I knelt down and pulled my shoes on. I wasn’t wearing any socks. I glanced back toward my house. It was still completely dark. I felt a yearning to rush back there. Then I felt the knife again. He pushed me up the hill. We were walking through the empty lot. Scrub oaks. Lots of dry brush and grass. He suddenly stopped me, reaching down among the weeds. Picking up the two green bags that had been tied together with a rag, he slung them over his back and chest.
The road behind my house runs up against the mountain. Reaching the top of the empty lot, we hit the road. He pushed me to the left. The road sloped gently downhill. A hedge ran along the front of the nearest house. Headlights illuminated the side of the mountain as a car came winding down the road. Immediately, he thrust me behind the bushes, pressing me toward the ground. The grass was damp. The night was cold now. As he held me close, I realized how powerful he was. Peering through the hedge, crouched just a few inches off the ground, I watched the car approaching. I saw the lights on top of the roof, then the markings on the door. A police car! It was a miracle! It was going to be okay.
“If this is the work of God, then let this police car pass without finding us,” the dark man said as he held me to the ground.
The car drew nearer, its headlights illuminating the winding road.
“If you move, I’ll kill you. If you make a sound, I’ll kill you.” He held the knife against my chest.
I watched the car pass in front of us, no more than ten feet away. The stranger seemed to hold his breath. I felt the tension in his body. The car was moving slowly. I didn’t know what to do. He seemed to sense what I was thinking and held me tighter.
“Move and I will kill you!” he said again.
The police car passed. The man waited only a second before he pulled me up again, directing me across the road. On the other side was a trailhead that led up the side of the mountain. We started climbing up the trail.
The reality finally hit me. It was like a jolt to my heart, a stabbing pain in my chest: This isn’t a joke. This isn’t a nightmare. This is real! I’ve got to run!
But he was always right behind me, the knife always at my back. He held on to me with a tight grip that hurt my arm. The trail was steep around us, thick trees and rock on all sides.
If there had ever been an opportunity, that time had passed.
As we started climbing, I gathered courage. “Who are you?” I begged. “Why are you doing this? I have never done anything wrong.”
He continued pushing me up the mountain.
“Why are you doing this?” I begged again.
“I’ll explain to you later. When we get to where we’re going.”
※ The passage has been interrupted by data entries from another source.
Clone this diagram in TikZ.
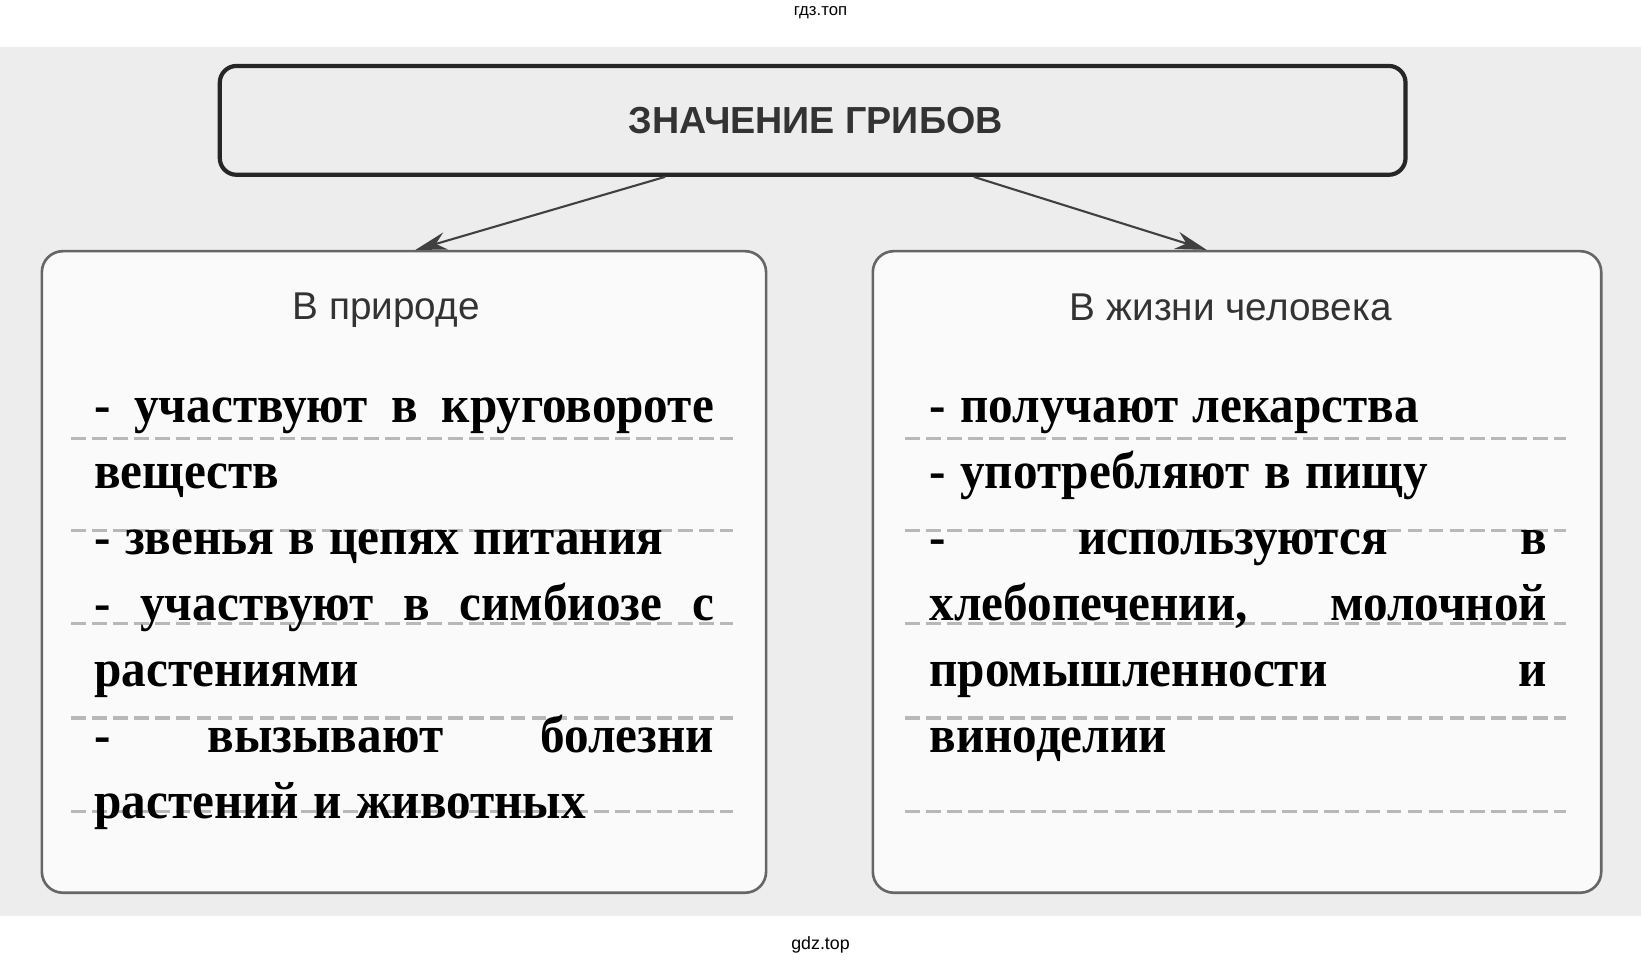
\documentclass[tikz,border=0pt]{standalone}
\usepackage{fontspec}
\setmainfont{Liberation Serif}
\setsansfont{Liberation Sans}
\newfontfamily\answerfont[FakeStretch=0.94]{Liberation Serif Bold}
\usepackage{tikz}
\usetikzlibrary{positioning}
\usetikzlibrary{calc}
\usetikzlibrary{arrows.meta}

\newcommand{\jline}[1]{\leavevmode\hbox to \linewidth{\spaceskip=0.22em plus 1fil\relax #1}}
\newcommand{\tightspaces}{\spaceskip=0.275em\relax}

\tikzset{
	titlebox/.style={draw=black!85, line width=4pt, rounded corners=16pt, inner sep=0pt},
	sidebox/.style={draw=black!60, line width=2.5pt, rounded corners=20pt, fill=white!96!gray, inner sep=0pt},
	headtext/.style={font=\sffamily\fontsize{37}{44}\selectfont, text=black!80, anchor=base},
	answers/.style={text width=#1, align=left, inner sep=0pt, font=\answerfont\fontsize{50}{63}\selectfont},
	ruleline/.style={draw=black!28, line width=3pt, dash pattern=on 14pt off 6pt},
	pointer/.style={draw=black!75, line width=2pt, -{Stealth[length=30pt,width=17pt]}}
}

\begin{document}
\begin{tikzpicture}[x=1pt,y=-1pt]
	\useasboundingbox (0,0) rectangle (1568,922);
	\fill[white] (0,0) rectangle (1568,922);
	\fill[black!7] (0,45) rectangle (1568,875);

	% watermarks
	\node[font=\sffamily\fontsize{16}{19}\selectfont] (wmtop) at (784,12) {гдз.топ};
	\node[font=\sffamily\fontsize{17}{20}\selectfont] (wmbottom) at (784,903) {gdz.top};

	% boxes
	\node[titlebox, minimum width=1133pt, minimum height=104pt,
		font=\sffamily\bfseries\fontsize{36}{42}\selectfont, text=black!80] (title) at (776.5,115) {\hspace*{6pt}ЗНАЧЕНИЕ ГРИБОВ};
	\node[sidebox, minimum width=692pt, minimum height=613pt] (nature) at (386,546.5) {};
	\node[sidebox, minimum width=696pt, minimum height=613pt] (human) at (1182,546.5) {};

	\draw[pointer] ($(title.south)+(-141,0)$) -- ($(nature.north)+(11,0)$);
	\draw[pointer] ($(title.south)+(154,0)$) -- ($(human.north)+(-29,0)$);

	\node[headtext] (naturehead) at (369,305) {В природе};
	\node[headtext] (humanhead) at (1176,306) {В жизни человека};

	% dashed lines
	\foreach \y in {419,507,596,686,775} {
		\draw[ruleline] (68,\y) -- (700,\y);
		\draw[ruleline] (865,\y) -- (1496,\y);
	}

	% answers
	\node[answers=592pt, anchor=base west] (naturetext) at (90,404) {\tightspaces
		\jline{- участвуют в круговороте}\\
		веществ\\
		- звенья в цепях питания\\
		\jline{- участвуют в симбиозе с}\\
		растениями\\
		\jline{- вызывают болезни}\\
		растений и животных};
	\node[answers=590pt, anchor=base west] (humantext) at (888,404) {\tightspaces
		- получают лекарства\\
		- употребляют в пищу\\
		\jline{- используются в}\\
		\jline{хлебопечении, молочной}\\
		\jline{промышленности и}\\
		виноделии};
\end{tikzpicture}
\end{document}
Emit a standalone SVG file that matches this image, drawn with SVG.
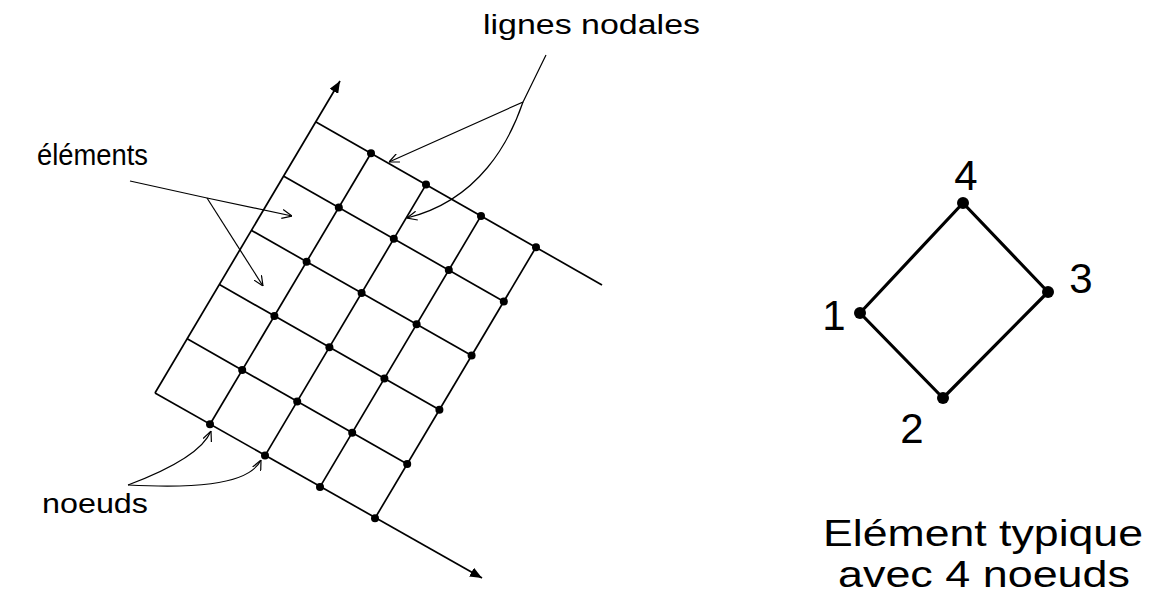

We continued climbing. The night was dark. He forced me to hold a flashlight to illuminate our way. He held the knife in one hand, his arm always at my waist or shoulder.
“Do you realize what you are doing?” I pleaded.
“Of course,” he seemed to huff.
He had told me that he intended to hold me for ransom, but I didn’t believe that anymore. “If you let me go, I won’t press charges. I won’t let my father press charges on you,” I said with as much conviction as I could muster.
He huffed again. The trail was getting steeper. “You don’t need to make me any promises,” he said in a sarcastic tone. “I know what I’m doing. I understand the consequences of my actions.” He didn’t sound crazy. He only sounded mean.
Up and up we climbed. The trail grew narrow and more difficult. Farther up, there were trees on every side. We climbed and climbed. I was getting tired and very thirsty. He stopped to drink, pulling a canister of water out of one of his bags. He didn’t offer me any. Not this time. Later he would, but I didn’t want to drink from his water anyway. He urinated, then we kept on climbing. A streambed joined the trail on our right. “Turn up the streambed,” he commanded. Though the trail continued, we left it and headed up the rocky streambed. The going became even more difficult. Boulders. So many trees. So much thick brush. Yet he was always right behind me, matching my every move.
I thought of the story of Moses and the parting of the Red Sea. I thought, Okay, God, this isn’t the Red Sea. This is just some scrub oak. Could you please just part it so I can run away? I kept looking for an opening, for any means to escape. But the man was right behind me. He had a knife on me. And if he wasn’t right behind me, he was in front of me and always holding tight.
So I kept on climbing.
It got colder. It was the middle of the night. I was praying and pleading for a way to escape, but there were steep slopes along the stream bed, walls of scrub oak on each side. It was hopeless and I knew it.
By then, I’d had enough time to consider another option that I hadn’t thought about before; something just as terrifying but not as likely to enter into the mind of a little girl. “Please,” I begged. “If you’re going to rape and kill me, please do it here. That way someone will find my body.”
“Keep moving,” he replied.
We kept on climbing. It was painfully slow. So dark. So steep. So many obstacles.